- **Short exercise**
Extract, unchanged, each line of the listing below from its first line through the line that contains "import pandas as pd", inclusive, and nothing else.

- **The data**
>> begin

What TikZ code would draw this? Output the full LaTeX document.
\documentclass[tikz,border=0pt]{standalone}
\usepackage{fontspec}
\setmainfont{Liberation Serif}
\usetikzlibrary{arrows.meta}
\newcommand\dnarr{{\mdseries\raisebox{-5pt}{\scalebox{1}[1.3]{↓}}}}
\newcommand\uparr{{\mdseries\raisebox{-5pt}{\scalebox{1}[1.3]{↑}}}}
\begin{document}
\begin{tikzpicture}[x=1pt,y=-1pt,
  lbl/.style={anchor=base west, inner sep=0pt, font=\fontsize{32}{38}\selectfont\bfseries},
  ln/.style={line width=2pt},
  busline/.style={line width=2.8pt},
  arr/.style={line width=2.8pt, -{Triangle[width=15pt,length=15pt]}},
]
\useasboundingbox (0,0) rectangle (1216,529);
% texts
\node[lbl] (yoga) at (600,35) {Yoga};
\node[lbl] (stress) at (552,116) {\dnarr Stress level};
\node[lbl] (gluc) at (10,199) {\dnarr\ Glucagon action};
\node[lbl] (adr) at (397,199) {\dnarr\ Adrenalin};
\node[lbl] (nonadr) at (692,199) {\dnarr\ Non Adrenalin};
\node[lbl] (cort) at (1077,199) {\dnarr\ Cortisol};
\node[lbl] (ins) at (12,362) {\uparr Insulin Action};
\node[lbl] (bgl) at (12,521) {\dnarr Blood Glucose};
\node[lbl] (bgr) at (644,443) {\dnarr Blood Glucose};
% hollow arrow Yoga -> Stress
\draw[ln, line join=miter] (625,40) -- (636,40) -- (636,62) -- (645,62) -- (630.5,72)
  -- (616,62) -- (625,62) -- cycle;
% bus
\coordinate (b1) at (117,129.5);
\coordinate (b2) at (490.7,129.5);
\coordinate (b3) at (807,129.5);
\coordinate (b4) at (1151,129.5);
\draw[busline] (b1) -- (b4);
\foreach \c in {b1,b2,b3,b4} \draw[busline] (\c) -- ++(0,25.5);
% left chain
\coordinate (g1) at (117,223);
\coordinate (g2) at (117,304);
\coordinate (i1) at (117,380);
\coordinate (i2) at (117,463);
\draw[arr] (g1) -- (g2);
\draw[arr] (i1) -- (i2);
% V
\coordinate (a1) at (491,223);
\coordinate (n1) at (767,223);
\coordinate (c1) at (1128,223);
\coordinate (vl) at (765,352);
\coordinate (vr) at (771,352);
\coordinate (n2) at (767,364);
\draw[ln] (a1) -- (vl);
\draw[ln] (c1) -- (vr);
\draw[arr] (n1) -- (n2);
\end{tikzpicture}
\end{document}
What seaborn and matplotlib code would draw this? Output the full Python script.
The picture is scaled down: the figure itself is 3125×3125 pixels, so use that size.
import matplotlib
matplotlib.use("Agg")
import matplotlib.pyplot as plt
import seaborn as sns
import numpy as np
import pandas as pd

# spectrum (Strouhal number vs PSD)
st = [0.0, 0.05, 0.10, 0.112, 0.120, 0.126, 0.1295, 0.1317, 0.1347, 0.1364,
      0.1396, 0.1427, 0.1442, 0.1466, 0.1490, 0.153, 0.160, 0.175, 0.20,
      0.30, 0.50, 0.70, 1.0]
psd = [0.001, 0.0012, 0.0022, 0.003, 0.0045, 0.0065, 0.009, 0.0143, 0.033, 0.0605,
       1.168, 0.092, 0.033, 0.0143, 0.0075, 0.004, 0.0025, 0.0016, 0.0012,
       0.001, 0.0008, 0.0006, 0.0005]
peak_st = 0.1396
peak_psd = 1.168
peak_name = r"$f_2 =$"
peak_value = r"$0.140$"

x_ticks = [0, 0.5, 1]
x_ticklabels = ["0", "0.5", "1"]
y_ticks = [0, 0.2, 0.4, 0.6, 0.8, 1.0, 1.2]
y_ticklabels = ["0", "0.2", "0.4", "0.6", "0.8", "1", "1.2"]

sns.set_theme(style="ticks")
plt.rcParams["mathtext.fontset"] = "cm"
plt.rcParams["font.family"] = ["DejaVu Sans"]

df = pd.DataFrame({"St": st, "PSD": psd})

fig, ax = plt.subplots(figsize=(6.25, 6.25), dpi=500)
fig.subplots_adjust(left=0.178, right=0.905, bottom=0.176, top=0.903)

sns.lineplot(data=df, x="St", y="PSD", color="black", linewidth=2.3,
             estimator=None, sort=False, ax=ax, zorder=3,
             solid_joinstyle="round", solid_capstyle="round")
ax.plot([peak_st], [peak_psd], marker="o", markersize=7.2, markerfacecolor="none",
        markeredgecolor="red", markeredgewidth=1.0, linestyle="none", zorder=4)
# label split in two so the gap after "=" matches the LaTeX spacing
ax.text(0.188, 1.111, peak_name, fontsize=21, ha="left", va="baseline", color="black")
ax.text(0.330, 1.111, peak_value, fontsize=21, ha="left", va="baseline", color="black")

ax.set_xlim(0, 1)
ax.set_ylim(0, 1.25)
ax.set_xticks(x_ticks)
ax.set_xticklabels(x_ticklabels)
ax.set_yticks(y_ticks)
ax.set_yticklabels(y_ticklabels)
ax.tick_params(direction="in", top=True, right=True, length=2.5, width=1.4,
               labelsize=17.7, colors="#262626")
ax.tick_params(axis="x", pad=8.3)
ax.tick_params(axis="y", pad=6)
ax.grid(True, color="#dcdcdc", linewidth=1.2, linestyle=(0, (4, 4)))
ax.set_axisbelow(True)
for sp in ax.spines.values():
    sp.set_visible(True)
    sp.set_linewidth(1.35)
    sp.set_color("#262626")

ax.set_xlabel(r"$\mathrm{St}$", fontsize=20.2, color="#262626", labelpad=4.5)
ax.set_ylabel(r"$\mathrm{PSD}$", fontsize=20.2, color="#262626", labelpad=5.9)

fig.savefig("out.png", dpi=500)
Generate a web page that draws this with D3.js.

>> end

- **Complete output**
What TikZ code would draw this? Output the full LaTeX document.
\documentclass[tikz,border=0pt]{standalone}
\usepackage{fontspec}
\setmainfont{Liberation Serif}
\usetikzlibrary{arrows.meta}
\newcommand\dnarr{{\mdseries\raisebox{-5pt}{\scalebox{1}[1.3]{↓}}}}
\newcommand\uparr{{\mdseries\raisebox{-5pt}{\scalebox{1}[1.3]{↑}}}}
\begin{document}
\begin{tikzpicture}[x=1pt,y=-1pt,
  lbl/.style={anchor=base west, inner sep=0pt, font=\fontsize{32}{38}\selectfont\bfseries},
  ln/.style={line width=2pt},
  busline/.style={line width=2.8pt},
  arr/.style={line width=2.8pt, -{Triangle[width=15pt,length=15pt]}},
]
\useasboundingbox (0,0) rectangle (1216,529);
% texts
\node[lbl] (yoga) at (600,35) {Yoga};
\node[lbl] (stress) at (552,116) {\dnarr Stress level};
\node[lbl] (gluc) at (10,199) {\dnarr\ Glucagon action};
\node[lbl] (adr) at (397,199) {\dnarr\ Adrenalin};
\node[lbl] (nonadr) at (692,199) {\dnarr\ Non Adrenalin};
\node[lbl] (cort) at (1077,199) {\dnarr\ Cortisol};
\node[lbl] (ins) at (12,362) {\uparr Insulin Action};
\node[lbl] (bgl) at (12,521) {\dnarr Blood Glucose};
\node[lbl] (bgr) at (644,443) {\dnarr Blood Glucose};
% hollow arrow Yoga -> Stress
\draw[ln, line join=miter] (625,40) -- (636,40) -- (636,62) -- (645,62) -- (630.5,72)
  -- (616,62) -- (625,62) -- cycle;
% bus
\coordinate (b1) at (117,129.5);
\coordinate (b2) at (490.7,129.5);
\coordinate (b3) at (807,129.5);
\coordinate (b4) at (1151,129.5);
\draw[busline] (b1) -- (b4);
\foreach \c in {b1,b2,b3,b4} \draw[busline] (\c) -- ++(0,25.5);
% left chain
\coordinate (g1) at (117,223);
\coordinate (g2) at (117,304);
\coordinate (i1) at (117,380);
\coordinate (i2) at (117,463);
\draw[arr] (g1) -- (g2);
\draw[arr] (i1) -- (i2);
% V
\coordinate (a1) at (491,223);
\coordinate (n1) at (767,223);
\coordinate (c1) at (1128,223);
\coordinate (vl) at (765,352);
\coordinate (vr) at (771,352);
\coordinate (n2) at (767,364);
\draw[ln] (a1) -- (vl);
\draw[ln] (c1) -- (vr);
\draw[arr] (n1) -- (n2);
\end{tikzpicture}
\end{document}
What seaborn and matplotlib code would draw this? Output the full Python script.
The picture is scaled down: the figure itself is 3125×3125 pixels, so use that size.
import matplotlib
matplotlib.use("Agg")
import matplotlib.pyplot as plt
import seaborn as sns
import numpy as np
import pandas as pd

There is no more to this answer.